EXERCISE INPUT:
───

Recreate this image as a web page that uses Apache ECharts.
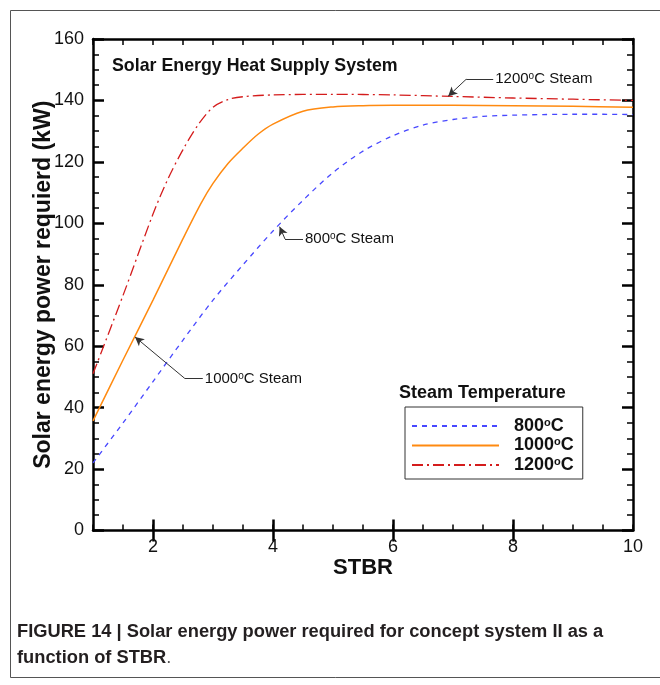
<!DOCTYPE html>
<html>
<head>
<meta charset="utf-8">
<script src="https://cdn.jsdelivr.net/npm/echarts@6/dist/echarts.min.js"></script>
<style>
  html, body { margin: 0; padding: 0; background: #fff; }
  #chart { width: 660px; height: 685px; }
</style>
</head>
<body>
<div id="chart"></div>
<script>
// STBR values and required solar power (kW) for each steam temperature
const stbr800   = [1, 1.5, 2, 2.5, 3, 3.5, 4, 4.5, 5, 5.5, 6, 6.5, 7, 7.5, 8, 8.5, 9, 9.5, 10];
const power800  = [22, 35, 48.5, 62, 75, 86.5, 97.5, 107.5, 116.5, 123.5, 128.5, 132, 133.8, 134.8, 135.2, 135.4, 135.5, 135.5, 135.4];

const stbr1000  = [1, 1.5, 2, 2.5, 2.8, 3, 3.25, 3.5, 3.75, 4, 4.5, 5, 5.5, 6, 7, 8, 9, 10];
const power1000 = [35.7, 55.5, 75, 95, 106.5, 113, 119.5, 124.5, 129, 132.3, 136.5, 137.9, 138.3, 138.4, 138.4, 138.3, 138.1, 137.8];

const stbr1200  = [1, 1.5, 2, 2.25, 2.5, 2.75, 3, 3.25, 3.5, 4, 5, 6, 7, 8, 9, 10];
const power1200 = [51, 76.5, 103, 114.5, 124, 132, 137.8, 140.3, 141.2, 141.8, 142, 141.8, 141.3, 140.8, 140.4, 140];

const seriesNames = ['800', '1000', '1200'];
const xTickLabels = [2, 4, 6, 8, 10];

// Leader lines: [text anchor, elbow, arrow tip] in data coordinates
const note800  = [[4.5, 94.9], [4.2, 94.9], [4.11, 98.9]];
const note1000 = [[2.83, 49.5], [2.53, 49.5], [1.7, 63.0]];
const note1200 = [[7.67, 146.9], [7.22, 146.9], [6.92, 141.4]];

const FONT = '"Liberation Sans", Arial, Helvetica, sans-serif';
const CAPTION_FONT = '"Liberation Sans Narrow", "Arial Narrow", ' + FONT;
const pairs = (xs, ys) => xs.map((x, i) => [x, ys[i]]);

function leader(points, text) {
  return {
    markLine: {
      silent: true,
      animation: false,
      symbolSize: [7, 9],
      label: { show: false },
      lineStyle: { color: '#333', width: 1, type: 'solid' },
      emphasis: { disabled: true },
      data: [
        [{ coord: points[0], symbol: 'none' }, { coord: points[1], symbol: 'none' }],
        [{ coord: points[1], symbol: 'none' }, { coord: points[2], symbol: 'arrow' }]
      ]
    },
    markPoint: {
      silent: true,
      animation: false,
      symbol: 'circle',
      symbolSize: 0,
      itemStyle: { color: 'transparent' },
      label: {
        show: true,
        position: 'right',
        distance: 2,
        formatter: text + '{s|o}C Steam',
        fontFamily: FONT,
        fontSize: 15,
        color: '#111',
        rich: {
          s: { fontSize: 10, fontFamily: FONT, color: '#111', verticalAlign: 'top', padding: [0, 0, 5, 0] }
        }
      },
      data: [{ coord: points[0] }]
    }
  };
}

const baseX = { type: 'value', min: 1, max: 10, gridIndex: 0, splitLine: { show: false } };
const baseY = { type: 'value', min: 0, max: 160, interval: 20, splitLine: { show: false } };
const axisLine = { show: true, onZero: false, lineStyle: { color: '#000', width: 2.5 } };

const chart = echarts.init(document.getElementById('chart'), null, { renderer: 'canvas' });

chart.setOption({
  animation: false,
  backgroundColor: '#fff',
  grid: { left: 93, right: 27, top: 39, bottom: 154.5, containLabel: false },
  xAxis: [
    Object.assign({}, baseX, {
      position: 'bottom', interval: 0.5,
      axisLine: axisLine,
      axisTick: { show: true, inside: true, length: 6, lineStyle: { color: '#000', width: 1.5 } },
      axisLabel: { show: true, customValues: xTickLabels, margin: 8, fontFamily: FONT, fontSize: 18, color: '#111' },
      name: 'STBR', nameLocation: 'middle', nameGap: 26, nameMoveOverlap: false,
      nameTextStyle: { fontFamily: FONT, fontWeight: 'bold', fontSize: 22, color: '#111' }
    }),
    Object.assign({}, baseX, {
      position: 'bottom', interval: 0.5,
      axisLine: { show: false },
      axisTick: { show: true, inside: true, length: 11, customValues: [2, 4, 6, 8], lineStyle: { color: '#000', width: 2.5 } },
      axisLabel: { show: false }
    }),
    Object.assign({}, baseX, {
      position: 'top', interval: 0.5,
      axisLine: axisLine,
      axisTick: { show: true, inside: true, length: 6, lineStyle: { color: '#000', width: 1.5 } },
      axisLabel: { show: false }
    }),
    Object.assign({}, baseX, {
      position: 'top', interval: 0.5,
      axisLine: { show: false },
      axisTick: { show: true, inside: true, length: 11, customValues: [2, 4, 6, 8], lineStyle: { color: '#000', width: 2.5 } },
      axisLabel: { show: false }
    })
  ],
  yAxis: [
    Object.assign({}, baseY, {
      position: 'left',
      axisLine: axisLine,
      axisTick: { show: true, inside: true, length: 11, lineStyle: { color: '#000', width: 2.5 } },
      minorTick: { show: true, splitNumber: 4, length: 6, lineStyle: { color: '#000', width: 1.5 } },
      axisLabel: { show: true, margin: 9, fontFamily: FONT, fontSize: 18, color: '#111' },
      name: 'Solar energy power requierd (kW)', nameLocation: 'middle', nameGap: 38, nameMoveOverlap: false,
      nameTextStyle: { fontFamily: FONT, fontWeight: 'bold', fontSize: 23, color: '#111' }
    }),
    Object.assign({}, baseY, {
      position: 'right',
      axisLine: axisLine,
      axisTick: { show: true, inside: true, length: 11, lineStyle: { color: '#000', width: 2.5 } },
      minorTick: { show: true, splitNumber: 4, length: 6, lineStyle: { color: '#000', width: 1.5 } },
      axisLabel: { show: false }
    })
  ],
  legend: {
    orient: 'vertical',
    left: 405, top: 407,
    data: seriesNames,
    itemWidth: 87, itemHeight: 14, itemGap: 1.5,
    padding: [10, 9, 5, 6],
    borderColor: '#333', borderWidth: 1,
    backgroundColor: '#fff',
    selectedMode: false,
    itemStyle: { color: 'transparent', borderColor: 'transparent', borderWidth: 0, opacity: 0 },
    formatter: name => '{t|' + name + '}{s|o}{t|C}',
    textStyle: {
      fontFamily: FONT, fontWeight: 'bold', fontSize: 18, color: '#111',
      rich: {
        t: { fontFamily: FONT, fontWeight: 'bold', fontSize: 18, color: '#111' },
        s: { fontFamily: FONT, fontWeight: 'bold', fontSize: 11, color: '#111', verticalAlign: 'top', padding: [0, 0, 7, 0] }
      },
      padding: [0, 0, 0, 10]
    }
  },
  title: [
    {
      text: 'Solar Energy Heat Supply System',
      left: 112, top: 57,
      textStyle: { fontFamily: FONT, fontWeight: 'bold', fontSize: 17.8, color: '#111' },
      padding: 0
    },
    {
      text: 'Steam Temperature',
      left: 399, top: 384,
      textStyle: { fontFamily: FONT, fontWeight: 'bold', fontSize: 18, color: '#111' },
      padding: 0
    }
  ],
  graphic: [
    {
      type: 'rect', z: -10, silent: true,
      shape: { x: 10.5, y: 10.5, width: 700, height: 667 },
      style: { fill: 'none', stroke: '#555', lineWidth: 1 }
    },
    {
      type: 'text', left: 17, top: 619, silent: true,
      style: {
        text: 'FIGURE 14 | Solar energy power required for concept system II as a\n{b|function of STBR}{r|.}',
        font: 'bold 18.3px ' + CAPTION_FONT,
        fill: '#231f20',
        lineHeight: 26,
        rich: {
          b: { font: 'bold 18.3px ' + CAPTION_FONT, fill: '#231f20', lineHeight: 26 },
          r: { font: '18.3px ' + CAPTION_FONT, fill: '#555', lineHeight: 26 }
        }
      }
    }
  ],
  series: [
    Object.assign({
      name: seriesNames[0], type: 'line', xAxisIndex: 0, yAxisIndex: 0,
      data: pairs(stbr800, power800),
      symbol: 'none', smooth: 0.3,
      color: '#4848ff',
      lineStyle: { color: '#4848ff', width: 1.3, type: [5, 5] }
    }, leader(note800, '800')),
    Object.assign({
      name: seriesNames[1], type: 'line', xAxisIndex: 0, yAxisIndex: 0,
      data: pairs(stbr1000, power1000),
      symbol: 'none', smooth: 0.3,
      color: '#ff8a10',
      lineStyle: { color: '#ff8a10', width: 1.5, type: 'solid' }
    }, leader(note1000, '1000')),
    Object.assign({
      name: seriesNames[2], type: 'line', xAxisIndex: 0, yAxisIndex: 0,
      data: pairs(stbr1200, power1200),
      symbol: 'none', smooth: 0.3,
      color: '#d41c1c',
      lineStyle: { color: '#d41c1c', width: 1.3, type: [11, 4, 2, 4] }
    }, leader(note1200, '1200'))
  ]
});
</script>
</body>
</html>
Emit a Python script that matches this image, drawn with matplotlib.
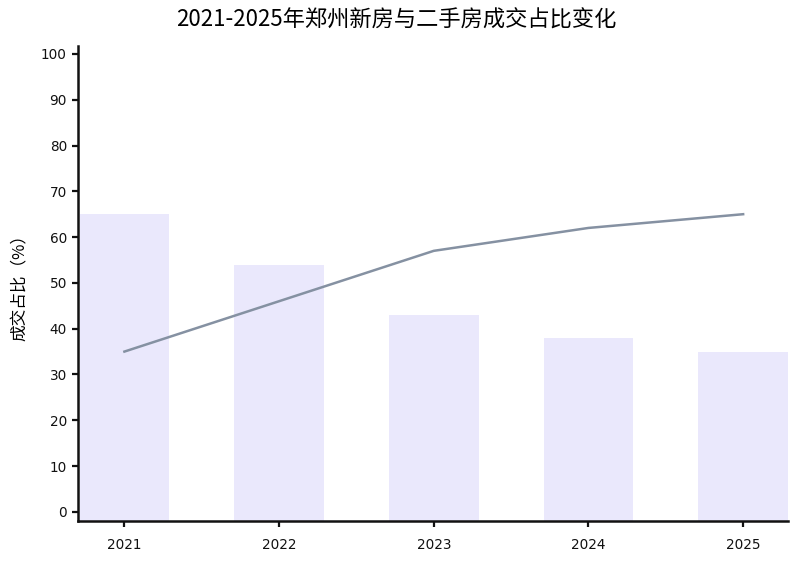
import matplotlib.pyplot as plt
import numpy as np

plt.rcParams['font.family'] = ['Noto Sans CJK SC', 'DejaVu Sans']

# data
years = ['2021', '2022', '2023', '2024', '2025']
new_share = [65, 54, 43, 38, 35]        # bars
second_share = [35, 46, 57, 62, 65]     # line
yticks = list(range(0, 101, 10))

ymin, ymax = -2, 101.7

fig = plt.figure(figsize=(8, 5.64), dpi=100)
ax = fig.add_axes([0.0975, 0.0762, 0.8875, 0.842])

x = np.arange(len(years))
ax.bar(x, np.array(new_share) - ymin, bottom=ymin, width=0.58, color='#EAE8FC', zorder=1)
ax.plot(x, second_share, color='#8591A2', linewidth=1.8, zorder=2)

ax.set_xlim(-0.3, 4.29)
ax.set_ylim(ymin, ymax)
ax.set_xticks(x)
ax.set_xticklabels(years)
ax.set_yticks(yticks)

for s in ['top', 'right']:
    ax.spines[s].set_visible(False)
for s in ['left', 'bottom']:
    ax.spines[s].set_linewidth(1.8)
    ax.spines[s].set_color('#111111')
ax.tick_params(axis='both', length=4, width=1.6, colors='#111111', pad=4)
ax.tick_params(axis='x', pad=8)
for lab in ax.get_xticklabels() + ax.get_yticklabels():
    lab.set_family('DejaVu Sans')
    lab.set_fontsize(9.8)

ax.set_ylabel('成交占比（%）', fontsize=12, labelpad=9)
fig.suptitle('2021-2025年郑州新房与二手房成交占比变化', fontsize=16, fontweight='medium',
             x=0.495, y=0.984)

plt.savefig('out.png', dpi=100)
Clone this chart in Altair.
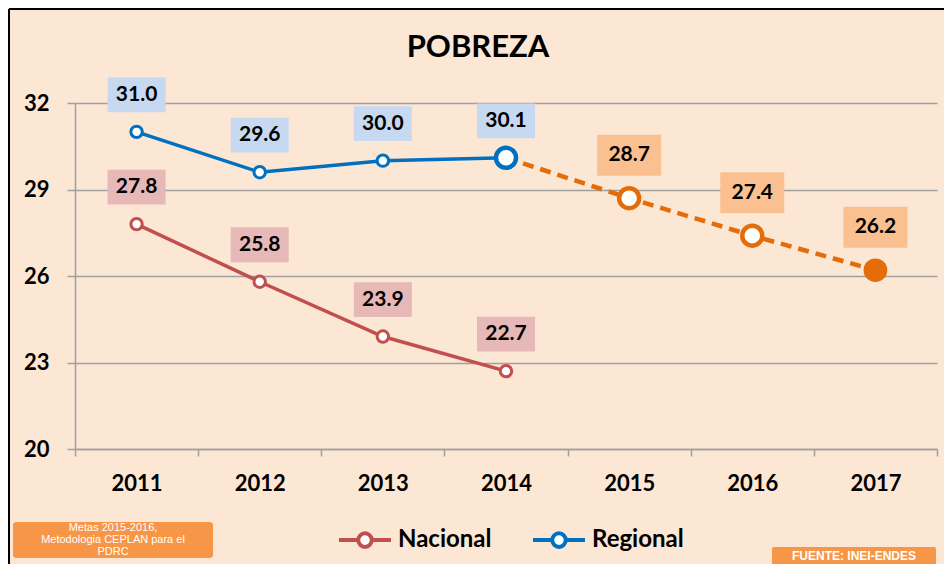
import altair as alt
import pandas as pd

# ---------------- data ----------------
years = ["2011", "2012", "2013", "2014", "2015", "2016", "2017"]
obs_years = ["2011", "2012", "2013", "2014"]
nacional = [27.8, 25.8, 23.9, 22.7]
regional = [31.0, 29.6, 30.0, 30.1]
meta_years = ["2014", "2015", "2016", "2017"]
meta = [30.1, 28.7, 27.4, 26.2]
y_ticks = [20, 23, 26, 29, 32]
series = ["Nacional", "Regional", "Meta"]
series_colors = ["#c0504d", "#0070c0", "#e46c0a"]
box_colors = ["#e6b9b8", "#c6d9f1"]
title_text = "POBREZA"
note_left = ["Metas 2015-2016,", "Metodologia CEPLAN para el", "PDRC"]
note_right = "FUENTE: INEI-ENDES"

obs = pd.DataFrame({
    "year": obs_years * 2,
    "value": nacional + regional,
    "serie": ["Nacional"] * len(obs_years) + ["Regional"] * len(obs_years),
})
meta_df = pd.DataFrame({"year": meta_years, "value": meta, "serie": ["Meta"] * len(meta_years)})
one = pd.DataFrame({"k": [0]})

FONT = "Lato"
GRAY = "#a0a0a0"

color_scale = alt.Scale(domain=series, range=series_colors)

X = alt.X(
    "year:N",
    bandPosition=0.5,
    scale=alt.Scale(type="band", domain=years, paddingInner=0, paddingOuter=0),
    axis=alt.Axis(
        title=None, labelAngle=0, tickBand="extent", grid=False,
        domainColor=GRAY, domainWidth=1.5, tickColor=GRAY, tickWidth=1.5, tickSize=7,
        labelFont=FONT, labelFontSize=22, labelFontWeight="bold", labelColor="black",
        labelPadding=17,
    ),
)
Y = alt.Y(
    "value:Q",
    scale=alt.Scale(domain=[20, 32], nice=False, zero=False),
    axis=alt.Axis(
        title=None, values=y_ticks, grid=True, gridColor=GRAY, gridWidth=1.5,
        domainColor=GRAY, domainWidth=1.5, tickColor=GRAY, tickWidth=1.5, tickSize=8,
        labelFont=FONT, labelFontSize=22, labelFontWeight="bold", labelColor="black",
        labelPadding=18,
    ),
)

legend_symbol = ("M-1,0L-0.26,0M0.26,0L1,0"
                 "M-0.26,0A0.26,0.26 0 1,0 0.26,0A0.26,0.26 0 1,0 -0.26,0Z")

lines_obs = alt.Chart(obs).mark_line(strokeWidth=3.5).encode(
    x=X, y=Y,
    color=alt.Color(
        "serie:N", scale=color_scale,
        legend=alt.Legend(
            title=None, orient="none", legendX=262, legendY=409, direction="horizontal",
            values=["Nacional", "Regional"], symbolType=legend_symbol, symbolSize=2704,
            symbolStrokeWidth=4, symbolFillColor="white",
            labelFont=FONT, labelFontSize=24, labelFontWeight="bold", labelColor="black",
            labelOffset=5, columnPadding=33, labelLimit=300,
        ),
    ),
)

line_meta = alt.Chart(meta_df).mark_line(
    strokeWidth=4.5, strokeDash=[11, 7], color=series_colors[2]
).encode(x=X, y=Y)

points_obs = alt.Chart(obs).mark_point(
    filled=True, fill="white", size=130, strokeWidth=3, opacity=1
).encode(
    x=X, y=Y,
    stroke=alt.Stroke("serie:N", scale=color_scale, legend=None),
)

points_meta_open = alt.Chart(meta_df).transform_filter(
    alt.datum.year != "2017"
).mark_point(filled=True, fill="white", size=400, strokeWidth=4.5, opacity=1).encode(
    x=X, y=Y,
    stroke=alt.condition(alt.datum.year == "2014",
                         alt.value(series_colors[1]), alt.value(series_colors[2])),
)

points_meta_full = alt.Chart(meta_df).transform_filter(
    alt.datum.year == "2017"
).mark_point(filled=True, size=560, opacity=1, color=series_colors[2]).encode(x=X, y=Y)

rect_obs = "M-1,-0.6L1,-0.6L1,0.6L-1,0.6Z"
rect_meta = "M-1,-0.64L1,-0.64L1,0.64L-1,0.64Z"

boxes_obs = alt.Chart(obs).mark_point(
    shape=rect_obs, filled=True, size=3364, opacity=1, strokeWidth=0, yOffset=-37
).encode(
    x=X, y=Y,
    fill=alt.Fill("serie:N", scale=alt.Scale(domain=["Nacional", "Regional"], range=box_colors),
                  legend=None),
)
text_obs = alt.Chart(obs).mark_text(
    font=FONT, fontSize=21, fontWeight="bold", color="black", baseline="middle", yOffset=-37
).encode(x=X, y=Y, text=alt.Text("value:Q", format=".1f"))

boxes_meta = alt.Chart(meta_df).transform_filter(alt.datum.year != "2014").mark_point(
    shape=rect_meta, filled=True, size=4096, opacity=1, strokeWidth=0,
    color="#fac090", yOffset=-43
).encode(x=X, y=Y)
text_meta = alt.Chart(meta_df).transform_filter(alt.datum.year != "2014").mark_text(
    font=FONT, fontSize=21, fontWeight="bold", color="black", baseline="middle", yOffset=-43
).encode(x=X, y=Y, text=alt.Text("value:Q", format=".1f"))

# ---------------- decorations ----------------
title = alt.Chart(one).mark_text(
    font=FONT, fontSize=31, fontWeight="bold", color="black", align="center", baseline="middle"
).encode(x=alt.value(403), y=alt.value(-55), text=alt.value(title_text))

note_l_box = alt.Chart(one).mark_rect(color="#f79646", cornerRadius=3).encode(
    x=alt.value(-62), x2=alt.value(138), y=alt.value(419), y2=alt.value(455))
note_l_text = alt.Chart(one).mark_text(
    font="Liberation Sans", fontSize=11, color="white", align="center",
    baseline="middle", lineHeight=12
).encode(x=alt.value(38), y=alt.value(425), text=alt.value(note_left))

note_r_box = alt.Chart(one).mark_rect(color="#f79646", cornerRadius=2).encode(
    x=alt.value(697), x2=alt.value(861), y=alt.value(444), y2=alt.value(462))
note_r_text = alt.Chart(one).mark_text(
    font="Liberation Sans", fontSize=12, fontWeight="bold", color="white",
    align="center", baseline="middle"
).encode(x=alt.value(779), y=alt.value(453), text=alt.value(note_right))

border_l = alt.Chart(one).mark_rule(color="black", strokeWidth=2).encode(
    x=alt.value(-66), y=alt.value(-94), y2=alt.value(461))
border_t = alt.Chart(one).mark_rule(color="black", strokeWidth=2).encode(
    x=alt.value(-66), x2=alt.value(869), y=alt.value(-94))

chart = alt.layer(
    lines_obs, line_meta, boxes_obs, text_obs, boxes_meta, text_meta,
    points_obs, points_meta_open, points_meta_full,
    title, note_l_box, note_l_text, note_r_box, note_r_text, border_l, border_t,
).properties(
    width=862, height=346,
    padding={"left": 67, "top": 95, "right": 7, "bottom": 115},
    autosize="none",
    background="#fce6d4",
).configure_view(stroke=None)

chart.save("out.html", embed_options={"renderer": "svg", "actions": False})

───

EXERCISE BRIEF: Give again, word for word, the part that opens with the line containing "Emit a Python" and closes with the one containing "ax.set_yticks(yticks)". Include both of those lines and skip all pictures.

RIGHT ANSWER:
Emit a Python script that matches this image, drawn with matplotlib.
import matplotlib.pyplot as plt
import numpy as np

plt.rcParams['font.family'] = ['Noto Sans CJK SC', 'DejaVu Sans']

# data
years = ['2021', '2022', '2023', '2024', '2025']
new_share = [65, 54, 43, 38, 35]        # bars
second_share = [35, 46, 57, 62, 65]     # line
yticks = list(range(0, 101, 10))

ymin, ymax = -2, 101.7

fig = plt.figure(figsize=(8, 5.64), dpi=100)
ax = fig.add_axes([0.0975, 0.0762, 0.8875, 0.842])

x = np.arange(len(years))
ax.bar(x, np.array(new_share) - ymin, bottom=ymin, width=0.58, color='#EAE8FC', zorder=1)
ax.plot(x, second_share, color='#8591A2', linewidth=1.8, zorder=2)

ax.set_xlim(-0.3, 4.29)
ax.set_ylim(ymin, ymax)
ax.set_xticks(x)
ax.set_xticklabels(years)
ax.set_yticks(yticks)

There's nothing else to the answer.